Thanks for sharing, Aditya!

Hello Mike,

I have been penalized for my submission of 2043B, but I did not copy it from anyone at all. The question was straightforward, where we needed to check whether a number formed by digit d, repeated n times, is divisible by 1, 3, 5, 7, or 9.

For 1, 3, 5, and 9, the solution was relatively simple:

For 1, it's always true. For 3, d needs to be divisible by 3, or n≥3, ensuring the number repeats a sufficient number of times to be divisible by 3. For 5, the number can only be divisible by 5 if d is 5. For 9, it’s similar to 3, except d must be 9, or n≥6 or d is a multiple of 3 and n≥3 . The only tricky part was for 7. A solution is straightforward when d=7. For other cases, I derived the relation by writing it down manually with pen and paper for a few minutes. Eventually, I discovered that when n≥3, divisibility by 7 can be proven using the following logic:

When n=4, the number d, repeated 4! times, can be represented as:

(d repeated 3! times)×1e18 + (d repeated 3! times)×1e12 + (d repeated 3! times)×1e6 + (d repeated 3! times). Since d repeated 3! times is divisible by 7, d repeated 4! times will also be divisible by 7. Similarly, this can be proven for all n≥3.
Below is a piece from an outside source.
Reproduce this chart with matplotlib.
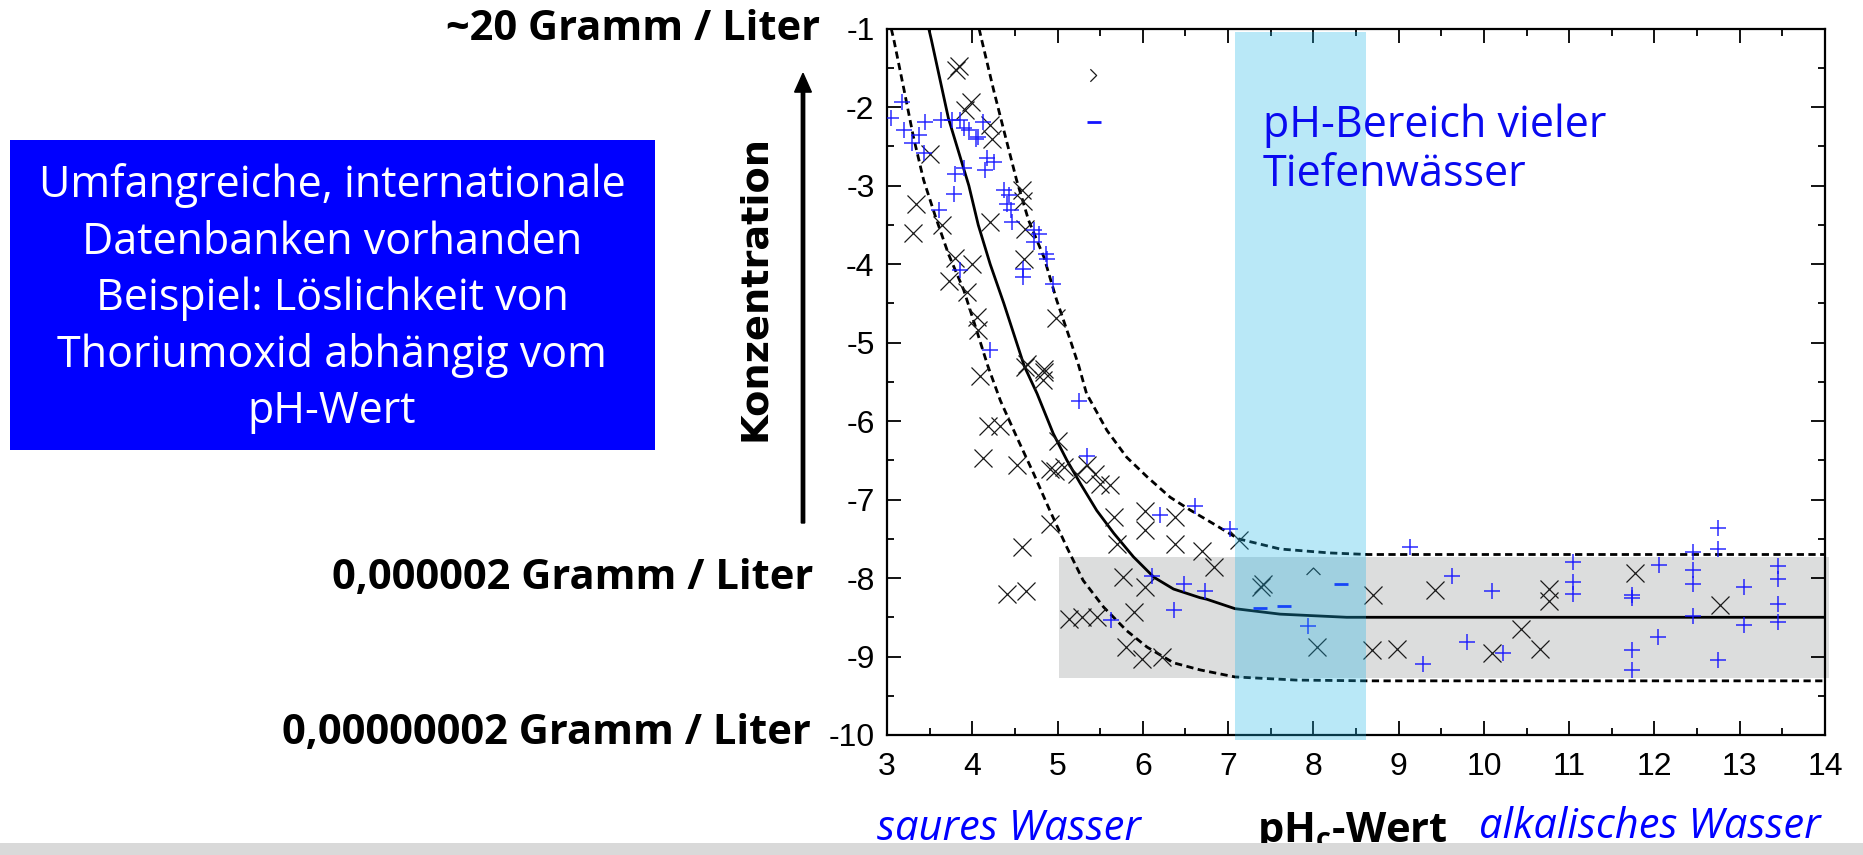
import matplotlib
matplotlib.use("Agg")
import matplotlib.pyplot as plt
from matplotlib.patches import Rectangle

plt.rcParams['axes.unicode_minus'] = False
plt.rcParams['mathtext.fontset'] = 'custom'
plt.rcParams['mathtext.bf'] = 'Open Sans:bold'
plt.rcParams['mathtext.rm'] = 'Open Sans'

# ---------------- data ----------------
x_ticks = [3, 4, 5, 6, 7, 8, 9, 10, 11, 12, 13, 14]
y_ticks = [-10, -9, -8, -7, -6, -5, -4, -3, -2, -1]

# solubility curve (solid) and upper/lower bounds (dashed)
curve_ph = [3.49, 3.52, 3.72, 3.96, 4.07, 4.21, 4.37, 4.52, 4.61, 4.76, 4.95, 5.11, 5.27, 5.46,
            5.66, 5.89, 6.13, 6.36, 6.67, 6.75, 7.08, 7.61, 8.39, 14.0]
curve_log = [-1.0, -1.14, -2.14, -3.0, -3.5, -4.0, -4.5, -5.0, -5.3, -5.65, -6.16, -6.5, -6.8, -7.14,
             -7.43, -7.73, -7.99, -8.14, -8.25, -8.27, -8.39, -8.46, -8.5, -8.5]
upper_ph = [4.08, 4.11, 4.25, 4.39, 4.52, 4.66, 4.84, 4.99, 5.15, 5.25, 5.34, 5.58, 5.81, 6.05,
            6.32, 6.55, 6.83, 7.12, 7.61, 8.19, 8.64, 14.0]
upper_log = [-1.0, -1.14, -1.78, -2.38, -2.93, -3.44, -3.91, -4.46, -4.97, -5.3, -5.65, -6.12, -6.46,
             -6.71, -6.97, -7.13, -7.31, -7.5, -7.63, -7.68, -7.7, -7.7]
lower_ph = [3.05, 3.08, 3.20, 3.31, 3.43, 3.57, 3.72, 3.90, 4.05, 4.18, 4.33, 4.52, 4.72, 4.91,
            5.11, 5.30, 5.54, 5.81, 6.05, 6.36, 6.67, 7.08, 7.80, 8.64, 14.0]
lower_log = [-1.0, -1.14, -1.78, -2.38, -2.93, -3.40, -3.87, -4.33, -4.84, -5.29, -5.74, -6.20, -6.67,
             -7.14, -7.61, -8.03, -8.37, -8.67, -8.88, -9.08, -9.17, -9.26, -9.30, -9.31, -9.31]

# black "x" measurements
x_ph = [3.81, 3.85, 3.99, 3.91, 4.21, 4.23, 3.50, 3.34, 3.30, 3.64, 4.21, 4.58, 4.60, 4.62,
        4.61, 3.80, 4.00, 3.73, 3.94, 4.05, 4.07, 4.98, 4.64, 4.84,
        4.09, 4.62, 4.84, 4.83, 4.19, 4.32, 4.13, 4.52, 5.01, 4.91, 4.97, 5.07, 5.23, 5.34,
        5.44, 5.50, 5.62, 5.66, 4.91, 4.58, 6.03, 6.03, 6.38, 6.38, 5.70, 5.77, 6.03, 4.41,
        4.63, 5.13, 5.29, 5.46, 5.90, 5.80, 5.99, 6.22, 6.69, 6.83,
        7.13, 7.41, 7.39, 8.04, 8.70, 8.69, 8.98, 9.43, 10.09,
        10.44, 10.66, 10.76, 10.76, 11.77, 12.77]
x_log = [-1.52, -1.48, -1.93, -2.04, -2.23, -2.40, -2.60, -3.23, -3.60, -3.50, -3.46, -3.06,
         -3.19, -3.55, -3.93, -3.92, -4.00, -4.21, -4.35, -4.67, -4.84, -4.69, -5.27, -5.33,
         -5.42, -5.31, -5.37, -5.48, -6.06, -6.06, -6.47, -6.56, -6.25, -6.61, -6.63, -6.59,
         -6.67, -6.56, -6.67, -6.80, -6.81, -7.22, -7.31, -7.61, -7.14, -7.39, -7.22, -7.56,
         -7.56, -7.99, -8.12, -8.20, -8.16, -8.52, -8.50, -8.50, -8.43, -8.88, -9.03, -9.01,
         -7.65, -7.86,
         -7.51, -8.07, -8.12, -8.88, -8.22, -8.92, -8.90, -8.15, -8.95,
         -8.65, -8.90, -8.14, -8.29, -7.94, -8.34]

# blue "+" measurements
p_ph = [3.18, 3.05, 3.20, 3.29, 3.37, 3.43, 3.45, 3.63, 3.76, 3.86, 3.90, 3.96, 4.04, 4.07,
        4.13, 4.17, 4.25, 4.15, 3.90, 3.80, 3.78, 3.61, 4.37, 4.43, 4.41, 4.45, 4.47, 4.72,
        4.78, 4.72, 4.86, 4.88, 4.60, 4.60, 4.95, 3.86, 4.21,
        5.25, 5.34, 6.20, 6.61, 6.11, 6.48, 6.36, 5.63,
        7.02, 6.73, 7.94, 9.13, 9.63, 10.10, 9.80, 9.28, 10.22,
        11.05, 11.05, 11.05, 11.74, 11.74, 11.74, 11.74, 12.05, 12.04, 12.45, 12.45, 12.45,
        12.45, 12.74, 12.74, 12.74, 13.05, 13.05, 13.45, 13.45, 13.45, 13.45]
p_log = [-1.93, -2.14, -2.29, -2.46, -2.36, -2.59, -2.19, -2.16, -2.16, -2.16, -2.27, -2.29,
         -2.40, -2.38, -2.19, -2.65, -2.70, -2.80, -2.78, -2.85, -3.10, -3.31, -3.06, -3.12,
         -3.23, -3.31, -3.46, -3.57, -3.61, -3.72, -3.87, -3.93, -4.06, -4.16, -4.25, -4.08,
         -5.10,
         -5.74, -6.44, -7.20, -7.08, -7.98, -8.07, -8.41, -8.53,
         -7.37, -8.16, -8.61, -7.61, -7.97, -8.17, -8.82, -9.10, -8.96,
         -7.80, -8.05, -8.20, -8.22, -8.25, -8.92, -9.17, -7.84, -8.75, -7.67, -7.90, -8.07,
         -8.49, -7.36, -7.63, -9.05, -8.12, -8.60, -7.85, -8.01, -8.33, -8.56]

# clipped marker fragments
dash_ph = [5.43, 7.37, 7.65, 8.32]
dash_log = [-2.19, -8.38, -8.36, -8.08]
gt_ph = [5.42]
gt_log = [-1.59]
caret_ph = [8.0]
caret_log = [-7.91]

# shaded regions
deep_ph = [7.08, 8.62]          # pH range of many deep waters
band_ph = [5.02, 14.05]         # grey band
band_log = [-9.28, -7.73]

# --------------------------------------------------------------
W, H = 1863, 855
fig = plt.figure(figsize=(W / 100, H / 100), dpi=100)

def fx(px):
    return px / W

def fy(py):
    return 1 - py / H

ax = fig.add_axes([fx(887), fy(735), fx(1825) - fx(887), fy(28.7) - fy(735)])
ax.set_xlim(3, 14)
ax.set_ylim(-10, -1)

ax.add_patch(Rectangle((band_ph[0], band_log[0]), band_ph[1] - band_ph[0],
                       band_log[1] - band_log[0], facecolor='#dcdddd', edgecolor='none',
                       zorder=1, clip_on=False))

ax.plot(curve_ph, curve_log, color='black', lw=2.0, zorder=3)
ax.plot(upper_ph, upper_log, color='black', lw=2.0, ls=(0, (2.6, 1.6)), zorder=3)
ax.plot(lower_ph, lower_log, color='black', lw=2.0, ls=(0, (2.6, 1.6)), zorder=3)

ax.plot(x_ph, x_log, ls='none', marker='x', ms=12.5, mew=0.9, color='#1a1a1a', zorder=4)
ax.plot(p_ph, p_log, ls='none', marker='+', ms=12, mew=1.1, color='#1414ff', alpha=0.9, zorder=4)
ax.plot(dash_ph, dash_log, ls='none', marker='_', ms=10, mew=2.0, color='#1414ff', zorder=4)
ax.plot(gt_ph, gt_log, ls='none', marker=[(-0.5, 1), (0.5, 0), (-0.5, -1)], ms=9,
        mew=0.9, mfc='none', color='#1a1a1a', zorder=4)
ax.plot(caret_ph, caret_log, ls='none', marker=[(-1, -0.5), (0, 0.5), (1, -0.5)], ms=10,
        mew=0.9, mfc='none', color='#1a1a1a', zorder=4)

ax.add_patch(Rectangle((deep_ph[0], -10.07), deep_ph[1] - deep_ph[0], 9.03,
                       facecolor=(29 / 255, 181 / 255, 232 / 255), alpha=0.31,
                       edgecolor='none', zorder=5, clip_on=False))

ax.text(7.41, -2.55, 'pH-Bereich vieler\nTiefenwässer', color='#0a0af0', fontsize=31,
        family='Open Sans', va='center', ha='left', linespacing=1.12, zorder=6)

ax.set_xticks(x_ticks)
ax.set_yticks(y_ticks)
ax.set_xticks([v + 0.5 for v in x_ticks[:-1]], minor=True)
ax.set_yticks([v + 0.5 for v in y_ticks[:-1]], minor=True)
ax.tick_params(which='both', direction='in', top=True, right=True, width=1.3,
               labelsize=23, colors='black')
ax.tick_params(which='major', length=10, pad=9)
ax.tick_params(axis='x', which='major', pad=12)
ax.tick_params(which='minor', length=5)
for lab in ax.get_xticklabels() + ax.get_yticklabels():
    lab.set_family('Liberation Sans')
for s in ax.spines.values():
    s.set_linewidth(1.6)

# left side labels
lab_font = dict(family='Open Sans', fontweight='bold', fontsize=30, color='black',
                ha='right', va='center')
fig.text(fx(820), fy(30), '~20 Gramm / Liter', **lab_font)
fig.text(fx(813), fy(578), '0,000002 Gramm / Liter', **lab_font)
fig.text(fx(811), fy(733), '0,00000002 Gramm / Liter', **lab_font)

fig.text(fx(755), fy(288), 'Konzentration', family='DejaVu Sans', fontweight='bold',
         fontsize=27.5, rotation=90, ha='center', va='center')
fig.add_artist(matplotlib.patches.FancyArrow(
    fx(803), fy(523), 0, fy(75) - fy(523) - 0.02, width=0.0018, head_width=0.009,
    head_length=0.022, length_includes_head=False, color='black', transform=fig.transFigure))

# blue info box
fig.add_artist(Rectangle((fx(9.5), fy(450)), fx(655) - fx(9.5), fy(140) - fy(450),
                         transform=fig.transFigure, facecolor='#0000ff', edgecolor='none'))
box_lines = ['Umfangreiche, internationale', 'Datenbanken vorhanden',
             'Beispiel: Löslichkeit von', 'Thoriumoxid abhängig vom', 'pH-Wert']
for i, line in enumerate(box_lines):
    fig.text(fx(332), fy(186 + i * 56.5), line, color='white', family='Open Sans',
             fontsize=31, ha='center', va='center')

# bottom labels
fig.text(fx(877), fy(829), 'saures Wasser', color='#0000ff', family='Open Sans',
         style='italic', fontsize=30, ha='left', va='center')
fig.text(fx(1479), fy(827), 'alkalisches Wasser', color='#0000ff', family='Open Sans',
         style='italic', fontsize=30, ha='left', va='center')
fig.text(fx(1257), fy(832), r'pH$_\mathbf{c}$-Wert', color='black', family='Open Sans',
         fontweight='bold', fontsize=30, ha='left', va='center')

strip = Rectangle((0, 0), 1, 12 / H, transform=fig.transFigure, facecolor='#d9d9d9',
                  edgecolor='none', zorder=10)
fig.add_artist(strip)

fig.savefig('out.png', dpi=100)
This is how I approached the solution.

And I believe this was a pretty straightforward solution because we just needed to find conditions for 7 and mostly would have also done in the similar way and they have not been penalised.

I firmly believe that neither I nor the other alleged person copied in any way. Please review this, as I solved the problem meticulously and was very happy with my approach.